- [SOURCE DATA]:
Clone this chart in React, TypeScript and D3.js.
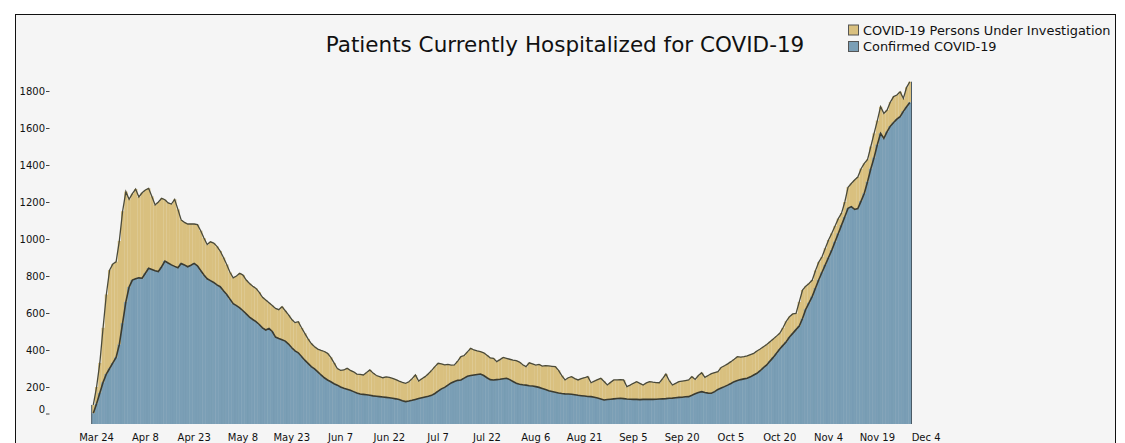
import { useRef, useEffect } from "react";
import * as d3 from "d3";

// Daily census, Mar 23 .. Nov 29 (2020)
const START_DATE = Date.UTC(2020, 2, 23);

const confirmed = [
  58, 110, 168, 225, 270, 300, 330, 360, 430, 545,
  660, 740, 778, 785, 790, 788, 815, 842, 835, 828,
  824, 850, 881, 870, 860, 852, 845, 868, 860, 850,
  858, 868, 855, 830, 805, 785, 775, 765, 752, 742,
  720, 700, 675, 650, 640, 628, 612, 595, 578, 565,
  553, 538, 520, 508, 516, 500, 470, 462, 455, 448,
  432, 412, 395, 385, 365, 345, 328, 310, 298, 282,
  265, 250, 238, 228, 218, 210, 200, 193, 188, 182,
  175, 168, 162, 160, 158, 155, 152, 150, 148, 146,
  144, 142, 139, 136, 132, 126, 121, 124, 128, 133,
  138, 142, 146, 150, 155, 165, 178, 190, 198, 210,
  222, 230, 236, 238, 248, 258, 262, 265, 268, 270,
  262, 250, 240, 238, 240, 242, 245, 247, 240, 230,
  220, 215, 212, 210, 207, 205, 202, 198, 192, 186,
  180, 176, 172, 168, 165, 163, 162, 161, 158, 155,
  153, 151, 149, 148, 145, 140, 135, 130, 132, 134,
  136, 138, 139, 137, 135, 134, 133, 133, 132, 133,
  133, 134, 133, 134, 135, 136, 137, 139, 140, 142,
  144, 145, 147, 148, 155, 163, 170, 175, 170, 167,
  166, 175, 187, 195, 202, 210, 219, 229, 235, 240,
  244, 247, 255, 265, 274, 288, 305, 319, 340, 360,
  382, 405, 425, 445, 470, 490, 510, 530, 570, 620,
  655, 690, 735, 780, 820, 860, 900, 940, 985, 1030,
  1075, 1120, 1166, 1175, 1160, 1165, 1205, 1247, 1310, 1380,
  1440, 1510, 1571, 1544, 1580, 1610, 1630, 1648, 1661, 1690, 1715, 1738,
];

const personsUnderInvestigation = [
  45, 90, 162, 295, 430, 532, 535, 517, 560, 605,
  596, 475, 467, 485, 437, 462, 450, 432, 395, 356,
  376, 370, 331, 325, 329, 362, 315, 235, 230, 231,
  224, 213, 223, 215, 200, 185, 210, 213, 208, 193,
  180, 162, 145, 140, 160, 187, 193, 183, 182, 180,
  180, 174, 165, 162, 139, 140, 155, 156, 179, 164,
  158, 153, 153, 168, 155, 145, 132, 125, 120, 123,
  133, 142, 144, 132, 112, 90, 90, 99, 113, 108,
  107, 102, 106, 105, 120, 137, 123, 112, 108, 104,
  111, 110, 108, 104, 100, 99, 99, 104, 117, 132,
  94, 103, 110, 122, 135, 145, 150, 135, 122, 112,
  96, 89, 104, 126, 122, 132, 147, 135, 127, 121,
  123, 122, 118, 117, 97, 106, 115, 108, 110, 115,
  122, 120, 108, 100, 124, 120, 116, 124, 121, 130,
  134, 136, 138, 122, 97, 75, 88, 95, 87, 83,
  92, 99, 107, 75, 87, 100, 112, 100, 79, 91,
  102, 100, 101, 101, 67, 76, 87, 96, 88, 78,
  89, 95, 93, 90, 88, 109, 133, 96, 71, 78,
  85, 87, 88, 90, 101, 78, 92, 102, 82, 95,
  106, 103, 96, 111, 113, 115, 118, 121, 129, 122,
  120, 121, 120, 117, 121, 117, 113, 111, 105, 100,
  93, 85, 95, 110, 110, 105, 88, 130, 154, 125,
  105, 88, 95, 95, 84, 90, 95, 91, 85, 80,
  65, 80, 114, 125, 159, 170, 175, 162, 120, 120,
  131, 130, 144, 135, 117, 130, 140, 130, 135, 70, 105, 112,
];

const xTickLabels = [
  "Mar 24", "Apr 8", "Apr 23", "May 8", "May 23", "Jun 7", "Jun 22", "Jul 7", "Jul 22",
  "Aug 6", "Aug 21", "Sep 5", "Sep 20", "Oct 5", "Oct 20", "Nov 4", "Nov 19", "Dec 4",
];
const yTicks = [0, 200, 400, 600, 800, 1000, 1200, 1400, 1600, 1800];

const seriesNames = ["COVID-19 Persons Under Investigation", "Confirmed COVID-19"];

const CONFIRMED_COLOR = "#7b9fb6";
const PUI_COLOR = "#d9c07f";
const OUTLINE = "#3b3b30";
const FONT = "'DejaVu Sans', Verdana, sans-serif";

export default function App() {
  const svgRef = useRef<SVGSVGElement>(null);

  useEffect(() => {
    if (!svgRef.current) return;
    const svg = d3.select(svgRef.current);
    svg.selectAll("*").remove();

    const width = 1125;
    const height = 443;
    const DAY = 86400000;

    const rows = confirmed.map((c, i) => ({
      date: new Date(START_DATE + i * DAY),
      confirmed: c,
      total: c + personsUnderInvestigation[i],
    }));

    // frame
    svg.append("rect")
      .attr("x", 15.5).attr("y", 14.5)
      .attr("width", 1100).attr("height", 460)
      .attr("fill", "#f5f5f5")
      .attr("stroke", "#111").attr("stroke-width", 1);

    // ── Scales ────────────────────────────────────────────
    const first = rows[0].date.getTime();
    const last = rows[rows.length - 1].date.getTime();
    const xScale = d3.scaleUtc()
      .domain([new Date(first - DAY / 2), new Date(last + DAY / 2)])
      .range([91.7, 911.5]);
    const yScale = d3.scaleLinear().domain([0, 1800]).range([424, 91]);
    const barW = xScale(new Date(first + DAY)) - xScale(new Date(first));

    // ── Bars ──────────────────────────────────────────────
    const g = svg.append("g");
    rows.forEach((r) => {
      const x0 = xScale(r.date) - barW / 2;
      g.append("rect")
        .attr("x", x0).attr("y", yScale(r.total))
        .attr("width", barW + 0.15)
        .attr("height", yScale(r.confirmed) - yScale(r.total))
        .attr("fill", PUI_COLOR);
      g.append("rect")
        .attr("x", x0).attr("y", yScale(r.confirmed))
        .attr("width", barW + 0.15)
        .attr("height", yScale(0) - yScale(r.confirmed))
        .attr("fill", CONFIRMED_COLOR);
      // faint stripe between bars
      g.append("line")
        .attr("x1", x0).attr("x2", x0)
        .attr("y1", yScale(r.confirmed)).attr("y2", yScale(0))
        .attr("stroke", "#6f93aa").attr("stroke-width", 0.35);
    });

    // ── Outlines ─────────────────────────────────────────
    const line = (acc: (r: typeof rows[number]) => number) =>
      d3.line<typeof rows[number]>()
        .x((r) => xScale(r.date))
        .y((r) => yScale(acc(r)));

    svg.append("path")
      .datum(rows)
      .attr("d", line((r) => r.confirmed))
      .attr("fill", "none").attr("stroke", OUTLINE).attr("stroke-width", 1.6);
    svg.append("path")
      .datum(rows)
      .attr("d", line((r) => r.total))
      .attr("fill", "none").attr("stroke", "#4a4a3a").attr("stroke-width", 1.3);

    const leftX = xScale(rows[0].date) - barW / 2;
    const rightX = xScale(rows[rows.length - 1].date) + barW / 2;
    svg.append("line")
      .attr("x1", leftX).attr("x2", leftX)
      .attr("y1", yScale(rows[0].total)).attr("y2", yScale(0))
      .attr("stroke", "#4a5a66").attr("stroke-width", 1);
    svg.append("line")
      .attr("x1", rightX).attr("x2", rightX)
      .attr("y1", yScale(rows[rows.length - 1].total)).attr("y2", yScale(0))
      .attr("stroke", "#4a5a66").attr("stroke-width", 1);

    // ── Y axis ───────────────────────────────────────────
    yTicks.forEach((t) => {
      const y = t === 0 ? yScale(t) - 15 : yScale(t);
      svg.append("text")
        .attr("x", 45).attr("y", y)
        .attr("dy", "0.35em")
        .attr("text-anchor", "end")
        .attr("font-family", FONT).attr("font-size", 10)
        .attr("fill", "#111")
        .text(String(t));
      const ty = t === 0 ? y + 5 : y + 0.5;
      svg.append("line")
        .attr("x1", 46).attr("x2", 49.5)
        .attr("y1", ty).attr("y2", ty)
        .attr("stroke", "#444").attr("stroke-width", 1);
    });

    // ── X axis ───────────────────────────────────────────
    const parse = d3.utcParse("%b %d %Y");
    xTickLabels.forEach((lab) => {
      const d = parse(`${lab} 2020`)!;
      svg.append("text")
        .attr("x", xScale(d)).attr("y", 437)
        .attr("dy", "0.35em")
        .attr("text-anchor", "middle")
        .attr("font-family", FONT).attr("font-size", 10)
        .attr("fill", "#111")
        .text(lab);
    });

    // ── Title ────────────────────────────────────────────
    svg.append("text")
      .attr("x", 565).attr("y", 44)
      .attr("dy", "0.35em")
      .attr("text-anchor", "middle")
      .attr("font-family", FONT).attr("font-size", 21.5)
      .attr("fill", "#111")
      .text("Patients Currently Hospitalized for COVID-19");

    // ── Legend ───────────────────────────────────────────
    [PUI_COLOR, CONFIRMED_COLOR].forEach((c, i) => {
      const y = 30 + i * 16.5;
      svg.append("rect")
        .attr("x", 848.5).attr("y", y - 5)
        .attr("width", 10).attr("height", 10)
        .attr("fill", c).attr("stroke", "#555").attr("stroke-width", 1);
      svg.append("text")
        .attr("x", 863).attr("y", y)
        .attr("dy", "0.35em")
        .attr("font-family", FONT).attr("font-size", 12.9)
        .attr("fill", "#111")
        .text(seriesNames[i]);
    });

    svg.attr("width", width).attr("height", height);
  }, []);

  return (
    <svg
      ref={svgRef}
      width={1125}
      height={443}
      style={{ position: "absolute", left: 0, top: 0, background: "#fff" }}
    />
  );
}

- [YOUR INSTRUCTIONS]: Transcribe the opening line of the listing above, please, and every line after it through the line with "const START_DATE = Date.UTC(2020, 2, 23);", word for word, without pictures.

- [RESULT OF THE TASK]:
Clone this chart in React, TypeScript and D3.js.
import { useRef, useEffect } from "react";
import * as d3 from "d3";

// Daily census, Mar 23 .. Nov 29 (2020)
const START_DATE = Date.UTC(2020, 2, 23);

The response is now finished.